[Records contained in a dataset]
::::::::::
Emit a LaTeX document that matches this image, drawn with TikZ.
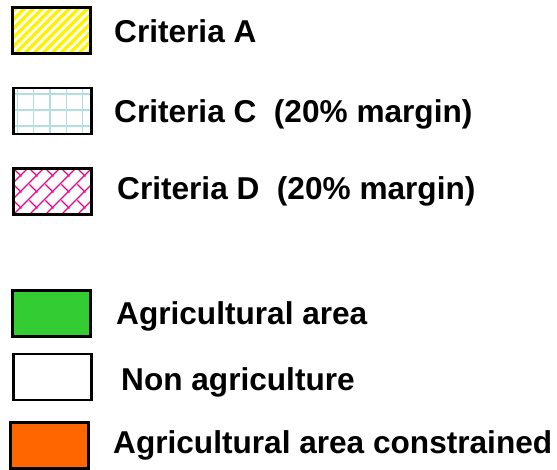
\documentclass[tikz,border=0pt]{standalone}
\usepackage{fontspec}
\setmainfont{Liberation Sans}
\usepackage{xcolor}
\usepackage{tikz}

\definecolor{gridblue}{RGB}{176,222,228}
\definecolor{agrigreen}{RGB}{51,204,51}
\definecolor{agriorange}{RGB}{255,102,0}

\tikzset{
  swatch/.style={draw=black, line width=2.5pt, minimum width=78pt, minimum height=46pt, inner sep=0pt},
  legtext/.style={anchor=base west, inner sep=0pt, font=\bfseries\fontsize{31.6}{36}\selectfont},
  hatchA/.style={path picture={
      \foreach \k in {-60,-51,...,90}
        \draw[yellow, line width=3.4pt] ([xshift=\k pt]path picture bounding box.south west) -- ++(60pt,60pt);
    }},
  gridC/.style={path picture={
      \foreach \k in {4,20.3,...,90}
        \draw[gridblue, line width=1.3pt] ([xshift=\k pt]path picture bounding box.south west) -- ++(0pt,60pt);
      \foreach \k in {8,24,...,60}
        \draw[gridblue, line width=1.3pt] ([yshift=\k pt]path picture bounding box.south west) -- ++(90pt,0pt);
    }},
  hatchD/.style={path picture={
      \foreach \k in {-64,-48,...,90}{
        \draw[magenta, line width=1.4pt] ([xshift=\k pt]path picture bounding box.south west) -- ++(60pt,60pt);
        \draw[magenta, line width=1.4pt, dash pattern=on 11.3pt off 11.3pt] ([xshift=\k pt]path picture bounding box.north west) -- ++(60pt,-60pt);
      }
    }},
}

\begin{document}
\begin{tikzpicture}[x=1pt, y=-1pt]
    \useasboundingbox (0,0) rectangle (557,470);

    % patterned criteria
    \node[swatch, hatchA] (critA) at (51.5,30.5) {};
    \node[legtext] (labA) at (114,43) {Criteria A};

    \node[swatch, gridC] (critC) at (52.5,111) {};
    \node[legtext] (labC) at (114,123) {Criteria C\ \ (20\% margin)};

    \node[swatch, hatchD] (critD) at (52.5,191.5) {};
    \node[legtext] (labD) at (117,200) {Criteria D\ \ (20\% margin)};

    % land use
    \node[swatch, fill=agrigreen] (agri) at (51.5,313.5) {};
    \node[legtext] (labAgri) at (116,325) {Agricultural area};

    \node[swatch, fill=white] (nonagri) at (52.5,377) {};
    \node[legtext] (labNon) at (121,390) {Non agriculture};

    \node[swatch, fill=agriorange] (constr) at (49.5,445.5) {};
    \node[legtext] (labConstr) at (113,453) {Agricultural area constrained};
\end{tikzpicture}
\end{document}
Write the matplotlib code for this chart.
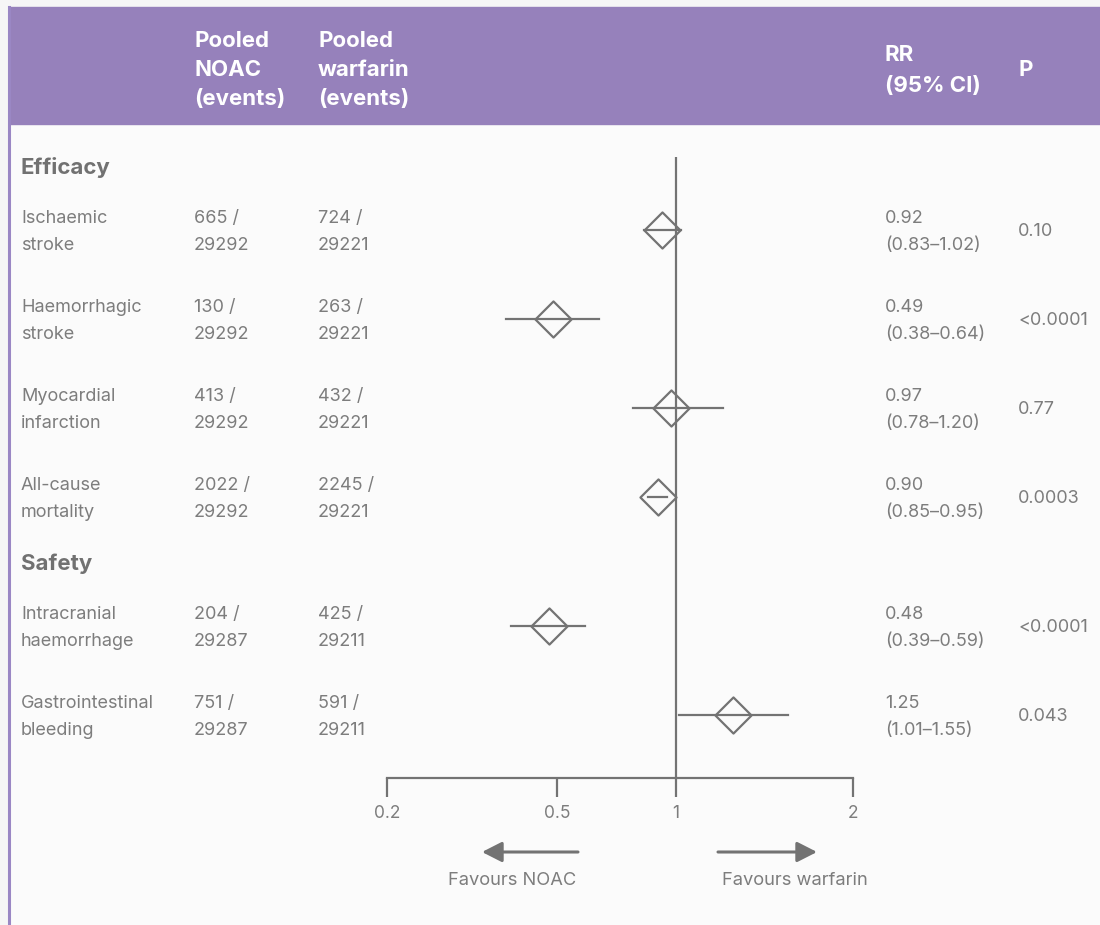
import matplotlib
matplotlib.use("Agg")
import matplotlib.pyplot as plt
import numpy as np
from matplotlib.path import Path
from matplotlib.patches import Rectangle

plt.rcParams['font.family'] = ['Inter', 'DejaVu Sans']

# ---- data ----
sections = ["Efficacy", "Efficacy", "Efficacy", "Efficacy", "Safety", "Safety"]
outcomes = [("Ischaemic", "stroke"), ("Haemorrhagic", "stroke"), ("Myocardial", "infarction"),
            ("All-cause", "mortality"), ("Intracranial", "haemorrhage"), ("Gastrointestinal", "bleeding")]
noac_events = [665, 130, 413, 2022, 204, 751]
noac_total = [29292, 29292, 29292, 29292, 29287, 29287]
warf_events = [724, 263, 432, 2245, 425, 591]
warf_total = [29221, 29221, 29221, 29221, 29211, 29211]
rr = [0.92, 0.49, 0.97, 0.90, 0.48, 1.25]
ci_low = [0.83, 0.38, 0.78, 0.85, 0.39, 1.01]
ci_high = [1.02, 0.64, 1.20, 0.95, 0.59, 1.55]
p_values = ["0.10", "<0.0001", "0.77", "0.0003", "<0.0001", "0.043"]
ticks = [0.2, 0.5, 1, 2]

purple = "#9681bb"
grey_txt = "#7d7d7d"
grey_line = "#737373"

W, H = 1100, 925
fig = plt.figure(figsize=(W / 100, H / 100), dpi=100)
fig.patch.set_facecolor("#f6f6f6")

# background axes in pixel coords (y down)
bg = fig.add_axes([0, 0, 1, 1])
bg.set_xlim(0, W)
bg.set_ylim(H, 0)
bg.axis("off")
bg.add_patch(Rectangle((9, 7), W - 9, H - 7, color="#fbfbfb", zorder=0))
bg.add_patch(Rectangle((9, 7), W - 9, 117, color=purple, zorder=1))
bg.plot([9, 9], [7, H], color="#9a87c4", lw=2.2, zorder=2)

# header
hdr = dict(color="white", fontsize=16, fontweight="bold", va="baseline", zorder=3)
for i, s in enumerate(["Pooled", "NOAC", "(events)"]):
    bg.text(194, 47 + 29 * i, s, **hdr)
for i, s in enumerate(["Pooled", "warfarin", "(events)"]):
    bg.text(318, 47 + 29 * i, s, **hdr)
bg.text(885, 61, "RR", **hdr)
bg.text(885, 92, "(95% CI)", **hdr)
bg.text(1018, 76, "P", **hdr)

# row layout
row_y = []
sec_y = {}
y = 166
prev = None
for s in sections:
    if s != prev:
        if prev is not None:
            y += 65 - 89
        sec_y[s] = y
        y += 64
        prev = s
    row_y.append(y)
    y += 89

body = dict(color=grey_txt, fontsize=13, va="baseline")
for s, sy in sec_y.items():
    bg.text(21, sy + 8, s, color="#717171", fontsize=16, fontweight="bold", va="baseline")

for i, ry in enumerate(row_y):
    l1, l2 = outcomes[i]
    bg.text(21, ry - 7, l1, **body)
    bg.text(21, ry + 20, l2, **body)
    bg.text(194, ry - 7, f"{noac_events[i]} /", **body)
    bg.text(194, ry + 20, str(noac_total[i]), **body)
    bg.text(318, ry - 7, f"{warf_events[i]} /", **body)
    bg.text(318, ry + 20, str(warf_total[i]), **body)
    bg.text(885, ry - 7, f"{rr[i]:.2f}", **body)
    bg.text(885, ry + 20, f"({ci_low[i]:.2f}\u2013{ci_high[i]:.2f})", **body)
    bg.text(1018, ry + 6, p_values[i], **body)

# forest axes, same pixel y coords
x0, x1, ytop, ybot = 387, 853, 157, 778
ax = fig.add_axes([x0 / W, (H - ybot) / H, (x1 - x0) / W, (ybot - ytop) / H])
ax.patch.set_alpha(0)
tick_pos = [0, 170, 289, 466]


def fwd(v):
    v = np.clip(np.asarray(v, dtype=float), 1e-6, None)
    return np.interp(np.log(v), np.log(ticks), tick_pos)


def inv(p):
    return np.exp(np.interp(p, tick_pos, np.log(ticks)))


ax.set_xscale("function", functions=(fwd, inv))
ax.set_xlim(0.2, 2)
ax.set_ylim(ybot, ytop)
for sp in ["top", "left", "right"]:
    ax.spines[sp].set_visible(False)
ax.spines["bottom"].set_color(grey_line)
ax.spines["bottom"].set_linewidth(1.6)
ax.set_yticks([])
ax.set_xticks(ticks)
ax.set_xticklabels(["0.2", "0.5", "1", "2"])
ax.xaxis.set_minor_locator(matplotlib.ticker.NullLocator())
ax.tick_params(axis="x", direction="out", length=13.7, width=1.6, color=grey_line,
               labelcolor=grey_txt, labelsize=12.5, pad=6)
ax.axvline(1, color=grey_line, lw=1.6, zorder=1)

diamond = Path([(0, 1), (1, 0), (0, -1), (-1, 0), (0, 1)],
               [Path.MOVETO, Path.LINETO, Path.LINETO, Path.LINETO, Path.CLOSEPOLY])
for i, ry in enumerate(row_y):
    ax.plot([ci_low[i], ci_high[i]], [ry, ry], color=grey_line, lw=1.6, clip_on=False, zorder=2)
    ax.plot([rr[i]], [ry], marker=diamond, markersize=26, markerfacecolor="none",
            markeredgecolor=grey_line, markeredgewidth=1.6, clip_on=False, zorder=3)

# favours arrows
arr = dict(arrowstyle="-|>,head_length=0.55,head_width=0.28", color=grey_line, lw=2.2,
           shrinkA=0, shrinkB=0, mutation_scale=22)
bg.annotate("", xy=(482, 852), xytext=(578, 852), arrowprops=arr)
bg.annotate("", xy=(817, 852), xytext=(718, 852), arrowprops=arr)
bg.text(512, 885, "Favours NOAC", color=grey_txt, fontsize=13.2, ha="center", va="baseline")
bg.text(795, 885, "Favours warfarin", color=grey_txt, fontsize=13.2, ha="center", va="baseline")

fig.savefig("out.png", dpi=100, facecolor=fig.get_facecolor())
::::::::::
Return the material from the line containing "Write the matplotlib code for this chart." through the line containing "plt.rcParams['font.family'] = ['Inter', 'DejaVu", exactly and in full, but without its pictures.

Written response:
Write the matplotlib code for this chart.
import matplotlib
matplotlib.use("Agg")
import matplotlib.pyplot as plt
import numpy as np
from matplotlib.path import Path
from matplotlib.patches import Rectangle

plt.rcParams['font.family'] = ['Inter', 'DejaVu Sans']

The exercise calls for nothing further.